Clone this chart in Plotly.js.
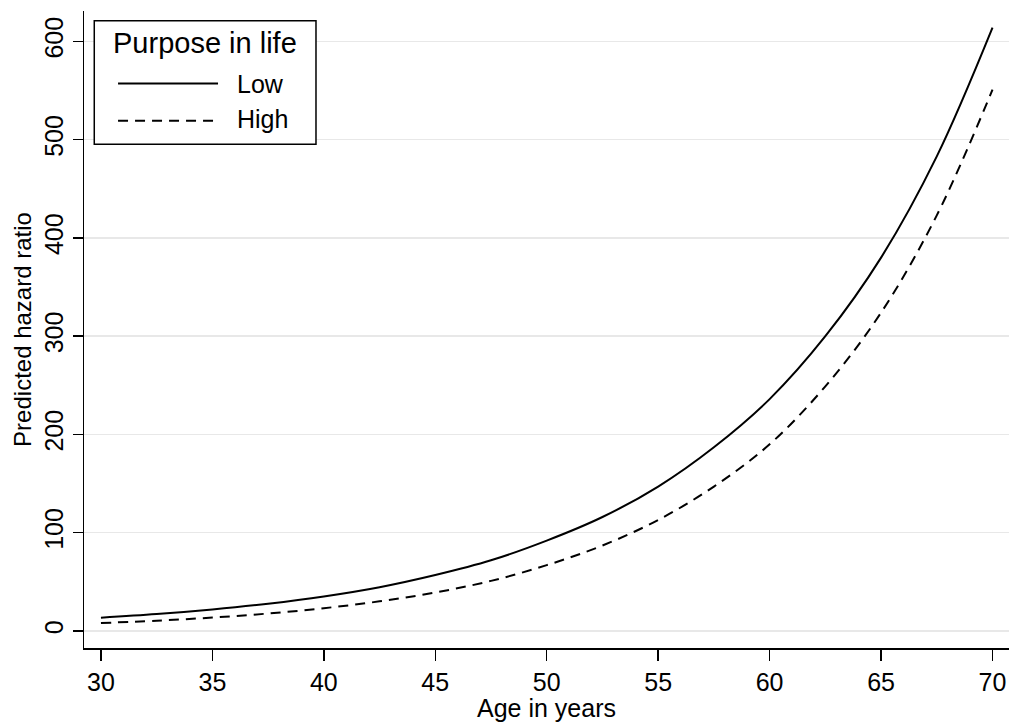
<!DOCTYPE html>
<html>
<head>
<meta charset="utf-8">
<script src="https://cdn.plot.ly/plotly-3.0.1.min.js"></script>
<style>html,body{margin:0;padding:0;background:#fff;}</style>
</head>
<body>
<div id="chart" style="width:1012px;height:722px;"></div>
<script>
const ages = [30, 32.5, 35, 37.5, 40, 42.5, 45, 47.5, 50, 52.5, 55, 57.5, 60, 62.5, 65, 67.5, 70];
const hrLow = [13.6, 17.2, 21.9, 27.8, 35.2, 44.6, 57, 72, 92, 116, 147, 187, 236, 300, 380, 483, 614];
const hrHigh = [8.1, 10.5, 13.7, 17.8, 23.2, 30.2, 39.2, 51, 67, 87, 113, 147, 190, 249, 324, 423, 551];
const xTicks = [30, 35, 40, 45, 50, 55, 60, 65, 70];
const yTicks = [0, 100, 200, 300, 400, 500, 600];
const seriesNames = ['Low', 'High'];
const legendTitle = 'Purpose in life';

const font = "Liberation Sans, Arial, Helvetica, sans-serif";
const dashStyle = '10px,7px';

const traces = [
  {x: ages, y: hrLow, type: 'scatter', mode: 'lines', name: seriesNames[0],
   line: {color: '#000', width: 2, shape: 'spline'}},
  {x: ages, y: hrHigh, type: 'scatter', mode: 'lines', name: seriesNames[1],
   line: {color: '#000', width: 2, dash: dashStyle, shape: 'spline'}}
];

// custom legend (box, title, samples, labels) in paper coordinates
const shapes = [
  {type: 'rect', xref: 'paper', yref: 'paper', x0: 0.0111, x1: 0.2508, y0: 0.7907, y1: 0.9848,
   line: {color: '#000', width: 1.5}, fillcolor: '#fff', layer: 'above'},
  {type: 'line', xref: 'paper', yref: 'paper', x0: 0.0368, x1: 0.1449, y0: 0.8862, y1: 0.8862,
   line: {color: '#000', width: 2}, layer: 'above'},
  {type: 'line', xref: 'paper', yref: 'paper', x0: 0.0368, x1: 0.1449, y0: 0.8278, y1: 0.8278,
   line: {color: '#000', width: 2, dash: dashStyle}, layer: 'above'}
];
const annotations = [
  {xref: 'paper', yref: 'paper', x: 0.1303, y: 0.9490, text: legendTitle, showarrow: false,
   xanchor: 'center', yanchor: 'middle', font: {family: font, size: 29, color: '#000'}},
  {xref: 'paper', yref: 'paper', x: 0.1632, y: 0.8861, text: seriesNames[0], showarrow: false,
   xanchor: 'left', yanchor: 'middle', font: {family: font, size: 25, color: '#000'}},
  {xref: 'paper', yref: 'paper', x: 0.1632, y: 0.8301, text: seriesNames[1], showarrow: false,
   xanchor: 'left', yanchor: 'middle', font: {family: font, size: 25, color: '#000'}}
];

const layout = {
  width: 1012, height: 722,
  margin: {l: 84, r: 3, t: 11, b: 74},
  paper_bgcolor: '#fff', plot_bgcolor: '#fff',
  font: {family: font, size: 25, color: '#000'},
  showlegend: false,
  shapes: shapes,
  annotations: annotations,
  xaxis: {
    range: [29.24, 70.74], tickvals: xTicks, ticktext: xTicks.map(String),
    showline: true, linecolor: '#000', linewidth: 1.5, mirror: false,
    ticks: 'outside', ticklen: 11, tickwidth: 1.5, tickcolor: '#000',
    showgrid: false, zeroline: false,
    tickfont: {family: font, size: 25, color: '#000'},
    title: {text: 'Age in years', font: {family: font, size: 25, color: '#000'}, standoff: 4}
  },
  yaxis: {
    range: [-17.3, 631], tickvals: yTicks, ticktext: yTicks.map(String),
    showline: true, linecolor: '#000', linewidth: 1.5, mirror: false,
    ticks: 'outside', ticklen: 10, tickwidth: 1.5, tickcolor: '#000',
    tickangle: -90,
    showgrid: true, gridcolor: '#e8e8e8', gridwidth: 1.5, zeroline: false,
    tickfont: {family: font, size: 25, color: '#000'},
    title: {text: 'Predicted hazard ratio', font: {family: font, size: 24, color: '#000'}, standoff: 1}
  }
};

Plotly.newPlot('chart', traces, layout, {displayModeBar: false, staticPlot: true});
</script>
</body>
</html>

### TASK DESCRIPTION
Return to the listing above and set it down exactly, leaving out its pictures.

### IN RESPONSE
Clone this chart in Plotly.js.
<!DOCTYPE html>
<html>
<head>
<meta charset="utf-8">
<script src="https://cdn.plot.ly/plotly-3.0.1.min.js"></script>
<style>html,body{margin:0;padding:0;background:#fff;}</style>
</head>
<body>
<div id="chart" style="width:1012px;height:722px;"></div>
<script>
const ages = [30, 32.5, 35, 37.5, 40, 42.5, 45, 47.5, 50, 52.5, 55, 57.5, 60, 62.5, 65, 67.5, 70];
const hrLow = [13.6, 17.2, 21.9, 27.8, 35.2, 44.6, 57, 72, 92, 116, 147, 187, 236, 300, 380, 483, 614];
const hrHigh = [8.1, 10.5, 13.7, 17.8, 23.2, 30.2, 39.2, 51, 67, 87, 113, 147, 190, 249, 324, 423, 551];
const xTicks = [30, 35, 40, 45, 50, 55, 60, 65, 70];
const yTicks = [0, 100, 200, 300, 400, 500, 600];
const seriesNames = ['Low', 'High'];
const legendTitle = 'Purpose in life';

const font = "Liberation Sans, Arial, Helvetica, sans-serif";
const dashStyle = '10px,7px';

const traces = [
  {x: ages, y: hrLow, type: 'scatter', mode: 'lines', name: seriesNames[0],
   line: {color: '#000', width: 2, shape: 'spline'}},
  {x: ages, y: hrHigh, type: 'scatter', mode: 'lines', name: seriesNames[1],
   line: {color: '#000', width: 2, dash: dashStyle, shape: 'spline'}}
];

// custom legend (box, title, samples, labels) in paper coordinates
const shapes = [
  {type: 'rect', xref: 'paper', yref: 'paper', x0: 0.0111, x1: 0.2508, y0: 0.7907, y1: 0.9848,
   line: {color: '#000', width: 1.5}, fillcolor: '#fff', layer: 'above'},
  {type: 'line', xref: 'paper', yref: 'paper', x0: 0.0368, x1: 0.1449, y0: 0.8862, y1: 0.8862,
   line: {color: '#000', width: 2}, layer: 'above'},
  {type: 'line', xref: 'paper', yref: 'paper', x0: 0.0368, x1: 0.1449, y0: 0.8278, y1: 0.8278,
   line: {color: '#000', width: 2, dash: dashStyle}, layer: 'above'}
];
const annotations = [
  {xref: 'paper', yref: 'paper', x: 0.1303, y: 0.9490, text: legendTitle, showarrow: false,
   xanchor: 'center', yanchor: 'middle', font: {family: font, size: 29, color: '#000'}},
  {xref: 'paper', yref: 'paper', x: 0.1632, y: 0.8861, text: seriesNames[0], showarrow: false,
   xanchor: 'left', yanchor: 'middle', font: {family: font, size: 25, color: '#000'}},
  {xref: 'paper', yref: 'paper', x: 0.1632, y: 0.8301, text: seriesNames[1], showarrow: false,
   xanchor: 'left', yanchor: 'middle', font: {family: font, size: 25, color: '#000'}}
];

const layout = {
  width: 1012, height: 722,
  margin: {l: 84, r: 3, t: 11, b: 74},
  paper_bgcolor: '#fff', plot_bgcolor: '#fff',
  font: {family: font, size: 25, color: '#000'},
  showlegend: false,
  shapes: shapes,
  annotations: annotations,
  xaxis: {
    range: [29.24, 70.74], tickvals: xTicks, ticktext: xTicks.map(String),
    showline: true, linecolor: '#000', linewidth: 1.5, mirror: false,
    ticks: 'outside', ticklen: 11, tickwidth: 1.5, tickcolor: '#000',
    showgrid: false, zeroline: false,
    tickfont: {family: font, size: 25, color: '#000'},
    title: {text: 'Age in years', font: {family: font, size: 25, color: '#000'}, standoff: 4}
  },
  yaxis: {
    range: [-17.3, 631], tickvals: yTicks, ticktext: yTicks.map(String),
    showline: true, linecolor: '#000', linewidth: 1.5, mirror: false,
    ticks: 'outside', ticklen: 10, tickwidth: 1.5, tickcolor: '#000',
    tickangle: -90,
    showgrid: true, gridcolor: '#e8e8e8', gridwidth: 1.5, zeroline: false,
    tickfont: {family: font, size: 25, color: '#000'},
    title: {text: 'Predicted hazard ratio', font: {family: font, size: 24, color: '#000'}, standoff: 1}
  }
};

Plotly.newPlot('chart', traces, layout, {displayModeBar: false, staticPlot: true});
</script>
</body>
</html>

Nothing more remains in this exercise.